It’s my birthday!
I always like to take time to write in my journal about the year that just passed and the year ahead. This is the first time I’m writing my thoughts on a computer, so it seems a bit strange. I think I’ll break out my pen and beautiful notebook after this for my private ideas and that peaceful feeling of paper in my hands and a cup of coffee within reach.
I am happy today. I was happy yesterday. I will be happy tomorrow.
It has taken me thirty-odd years to reach that point of confidence in my own happiness. I have had dark periods, low periods and lonely periods. When my husband was my boyfriend he used to joke about my mood, calling me Desperate Gloom. The truth of that description laughed the gloom right out of me. Now that I think about it, my happiness didn’t take any time at all. My happiness is a direct result of the profound contentment, utter peace, over-flowing joy and deep-rooted love that comes from my family. People, not time, cure everything.
I come from a good family. My mother is amazing and I grew up with an close-knit, loving extended family. As wonderful as my birth family is, what I really needed to be happy was the creation of my own family. It seems anti-feminist to say: I could never could have been truly happy without my husband and children, but I know that is the truth. It’s not a prescription for others, but it was the miracle cure for me. Andres. Max. Jack. They are everything to me. They are all I ever need. They are the reason I know that I will always be happy for the rest of my life.
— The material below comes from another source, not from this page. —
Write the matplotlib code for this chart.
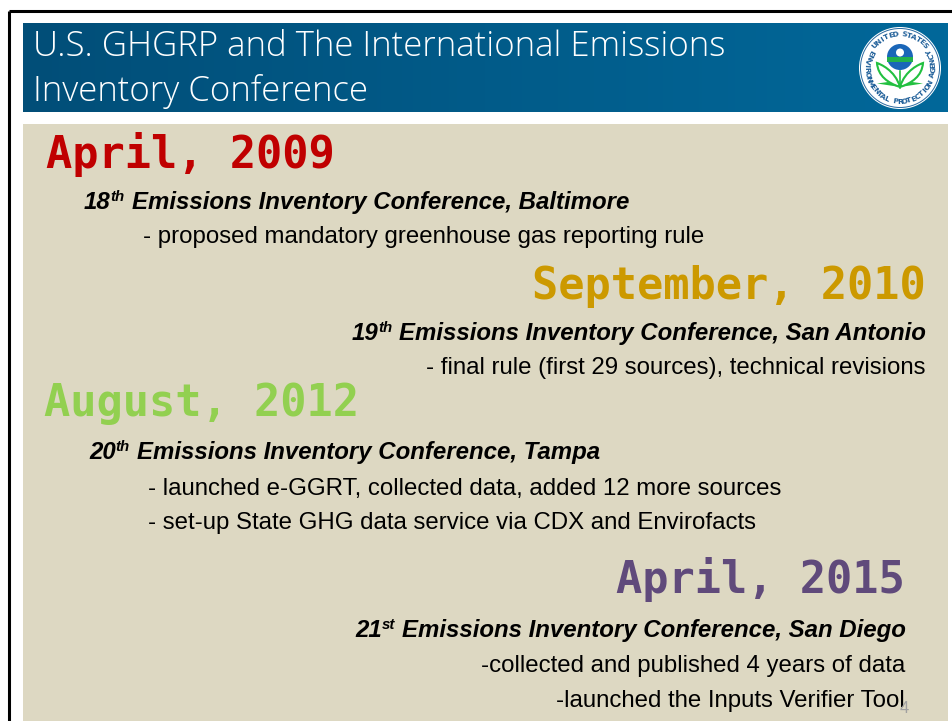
import numpy as np
import matplotlib
matplotlib.use('Agg')
import matplotlib.pyplot as plt
from matplotlib.patches import Circle, Rectangle, Polygon, Wedge, PathPatch
from matplotlib.path import Path

W, H = 952, 721
PT = 72 / 100  # pixels to points

title_lines = ['U.S. GHGRP and The International Emissions', 'Inventory Conference']
title_y = [56, 101]

# heading text, colour, anchor x, baseline y, alignment
dates = ['April, 2009', 'September, 2010', 'August, 2012', 'April, 2015']
date_colors = ['#C00000', '#CC9900', '#92D050', '#604A7B']
date_x = [46, 926, 44, 905]
date_y = [168, 299, 416, 593]
date_ha = ['left', 'right', 'left', 'right']

# conference lines: ordinal, suffix, rest
ordinals = ['18', '19', '20', '21']
suffixes = ['th', 'th', 'th', 'st']
conf_rest = ['Emissions Inventory Conference, Baltimore',
             'Emissions Inventory Conference, San Antonio',
             'Emissions Inventory Conference, Tampa',
             'Emissions Inventory Conference, San Diego']
conf_x = [84, 926, 89, 906]
conf_y = [209, 340, 459, 637]
conf_ha = ['left', 'right', 'left', 'right']

notes = ['- proposed mandatory greenhouse gas reporting rule',
         '- final rule (first 29 sources), technical revisions',
         '- launched e-GGRT, collected data, added 12 more sources',
         '- set-up State GHG data service via CDX and Envirofacts',
         '-collected and published 4 years of data',
         '-launched the Inputs Verifier Tool']
note_x = [143, 925, 148, 148, 905, 905]
note_y = [243, 374, 495, 529, 672, 707]
note_ha = ['left', 'right', 'left', 'left', 'right', 'right']

seal_top = 'UNITED STATES'
seal_bottom = 'ENVIRONMENTAL PROTECTION AGENCY'

fig = plt.figure(figsize=(W / 100, H / 100), dpi=100, facecolor='white')
ax = fig.add_axes([0, 0, 1, 1])
ax.set_xlim(0, W)
ax.set_ylim(H, 0)
ax.axis('off')

# slide frame
ax.plot([8.5, 8.5], [H, 10.5], color='black', lw=2.2, solid_capstyle='butt')
ax.plot([8.5, W], [10.5, 10.5], color='black', lw=2.2, solid_capstyle='butt')

# header band and body
grad = np.linspace(0, 1, 256).reshape(1, -1)
cmap = matplotlib.colors.LinearSegmentedColormap.from_list('hdr', ['#024E78', '#01689A'])
ax.imshow(grad, extent=[23, 948, 112, 23], cmap=cmap, aspect='auto', zorder=1)
ax.set_xlim(0, W)
ax.set_ylim(H, 0)
ax.add_patch(Rectangle((23, 124), 925, H - 124, fc='#DDD8C2', ec='none', zorder=1))

for line, y in zip(title_lines, title_y):
    ax.text(33, y, line, color='white', fontsize=34.75 * PT, family='Open Sans', weight='light',
            va='baseline', ha='left', zorder=3)

for t, c, x, y, ha in zip(dates, date_colors, date_x, date_y, date_ha):
    ax.text(x, y, t, color=c, fontsize=43.7 * PT, family='DejaVu Sans Mono', weight='bold',
            va='baseline', ha=ha, zorder=3)

renderer = fig.canvas.get_renderer()


def width_of(s, **kw):
    t = ax.text(0, 0, s, **kw)
    w = t.get_window_extent(renderer).width
    t.remove()
    return w


body = dict(family='Liberation Sans', style='italic', weight='bold', color='black', zorder=3)
for o, s, r, x, y, ha in zip(ordinals, suffixes, conf_rest, conf_x, conf_y, conf_ha):
    main_kw = dict(fontsize=24 * PT, **body)
    sup_kw = dict(fontsize=15 * PT, **body)
    wo = width_of(o, **main_kw)
    ws = width_of(s, **sup_kw)
    wr = width_of(r, **main_kw)
    gap = 7
    x0 = x if ha == 'left' else x - (wo + ws + gap + wr)
    ax.text(x0, y, o, va='baseline', ha='left', **main_kw)
    ax.text(x0 + wo, y - 8, s, va='baseline', ha='left', **sup_kw)
    ax.text(x0 + wo + ws + gap, y, r, va='baseline', ha='left', **main_kw)

for t, x, y, ha in zip(notes, note_x, note_y, note_ha):
    ax.text(x, y, t, color='black', fontsize=24 * PT, family='Liberation Sans',
            va='baseline', ha=ha, zorder=3)

# slide number
ax.text(904.5, 713, '4', color='#A0A0A0', fontsize=16.5 * PT, family='Liberation Sans',
        va='baseline', ha='center', zorder=3)

# EPA seal
cx, cy = 900, 68
ax.add_patch(Circle((cx, cy), 41, fc='white', ec='none', zorder=4))
ax.add_patch(Circle((cx, cy), 39.5, fc='none', ec='#2A6AA0', lw=0.7, zorder=5))
seal_kw = dict(fontsize=7.5 * PT, family='DejaVu Sans', color='#1F5F99', weight='bold',
               ha='center', va='center', rotation_mode='anchor', zorder=6)
for ch, deg in zip(seal_top, np.linspace(222, 318, len(seal_top))):
    a = np.deg2rad(deg)
    ax.text(cx + 33.5 * np.cos(a), cy + 33.5 * np.sin(a), ch, rotation=-(deg + 90), **seal_kw)
for ch, deg in zip(seal_bottom, np.linspace(208, -28, len(seal_bottom))):
    a = np.deg2rad(deg)
    ax.text(cx + 33.5 * np.cos(a), cy + 33.5 * np.sin(a), ch, rotation=90 - deg, **seal_kw)

# flower head
ax.add_patch(Wedge((cx, 57), 13, 0, 360, fc='#1A66B8', ec='none', zorder=6))
ax.add_patch(Rectangle((cx - 12.8, 57), 25.6, 4.5, fc='#22B14C', ec='none', zorder=7))
ax.add_patch(Circle((cx, 52.5), 4, fc='white', ec='none', zorder=8))

# leaves
for sgn in (-1, 1):
    verts = [(cx, 87), (cx + sgn * 5, 70), (cx + sgn * 20, 64), (cx + sgn * 23, 63),
             (cx + sgn * 22, 76), (cx + sgn * 12, 83), (cx, 87)]
    codes = [Path.MOVETO, Path.CURVE4, Path.CURVE4, Path.CURVE4,
             Path.CURVE4, Path.CURVE4, Path.CURVE4]
    ax.add_patch(PathPatch(Path(verts, codes), fc='white', ec='#22C040', lw=1.5, zorder=6))
    ax.add_patch(Polygon([(cx, 87), (cx + sgn * 12, 82), (cx + sgn * 23, 83.5)],
                         fc='#22C040', ec='none', zorder=7))
ax.plot([cx, cx], [71, 88], color='#22C040', lw=1.2, zorder=7)

fig.savefig('out.png', dpi=100, facecolor='white')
At times I will experience sadness, anger and grief, but underneath everything, I will be happy because of them.
Happy birthday to me.
My biggest accomplishment this year was the creation of mamaguru. (Sounds pretty cool, unless you compare it to the previous two years, which were, I created LIFE.) Next year I hope to turn this into a great success, and I fully intend to get a book deal. It has been deeply rewarding to find a platform for my ideas. I feel like my whole life has been building towards this goal without my even realizing it. Other smaller things that happened this year included getting my body 75% back in shape, finally mastering keeping my house clean and cultivating a daily spiritual practice. The lowest point this year has been my continued health problems. I am still struggling with them, but have managed to not let that bring me down emotionally. The best surprise this year was an increase in friends. I finally joined Facebook and reconnected with some deeply important childhood friends. I also hijacked a few of my husband’s friends and genuinely made them my own. I became friends with a mommy who lives on my block. We have tea most afternoons and that gives me something great to look forward to all day.
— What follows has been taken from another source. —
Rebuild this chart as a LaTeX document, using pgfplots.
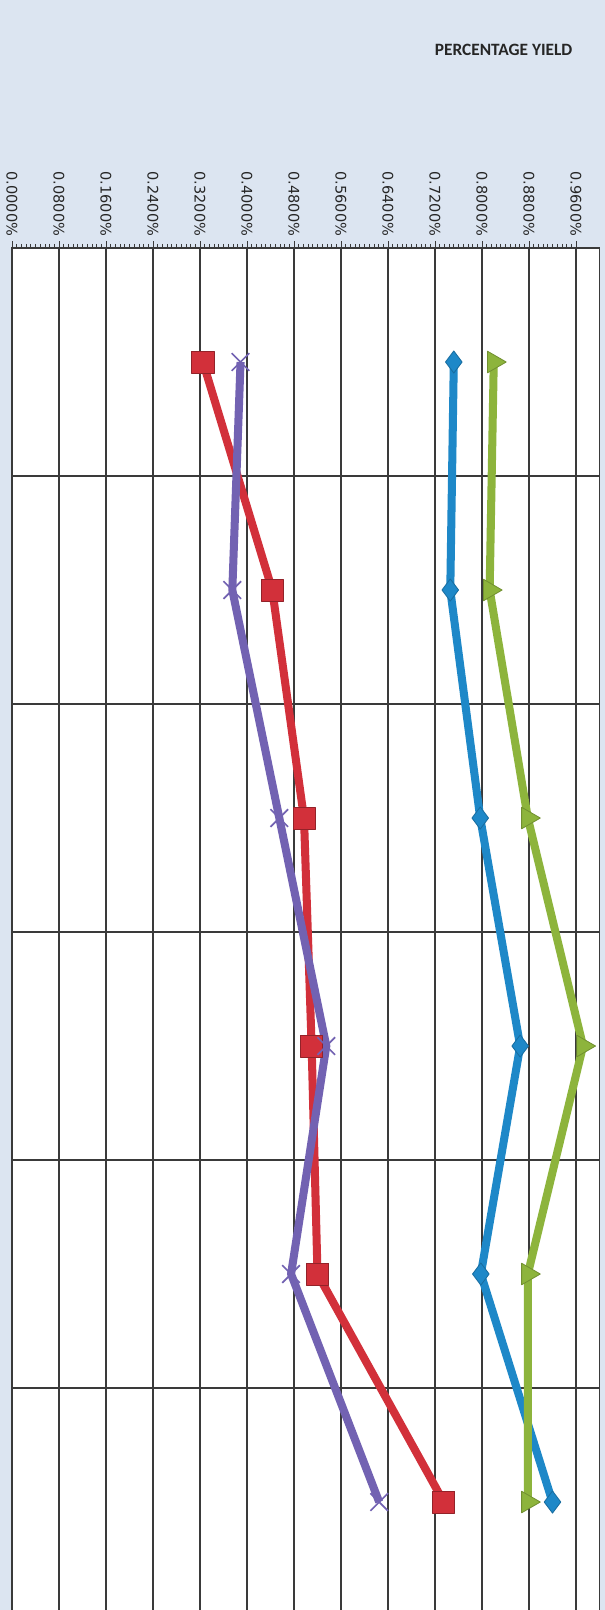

This neighbor, friend and fellow mommy, made me a cake today. It was the first time I had a birthday cake in Miami. (Don’t worry, my husband gives me great presents, time by myself and night out with him. He just always seems to forget the confectionery side of this day.) Anyway, it was really yummy and we ate it with our kiddos. She forgot the candles, but I told her that doesn’t matter. I already had my birthday candles.
Everyday I get up before my family and light three candles for my meditation: one for Andres, one for Max, one for Jack. I am sure that at some point there will be prayers and wishes attached to these candles, but not now. I need nothing. I almost want nothing. I blow out those flames with the a breath full of life and say, “Thank you.”
Sue Harmon says
My dearest Rebecca,
What a beautiful birthday reflection. I have always been your number one fan and you give me so much peace and joy as you share your thoughts. I now need to share the #1 spot with Andres, Max and Jack. Who says there can only be one on top? You are the center of their world, I know, and you radiate such goodness, compassion and strength. You are fully alive! No wonder they are thriving-it’s life as God created it to be.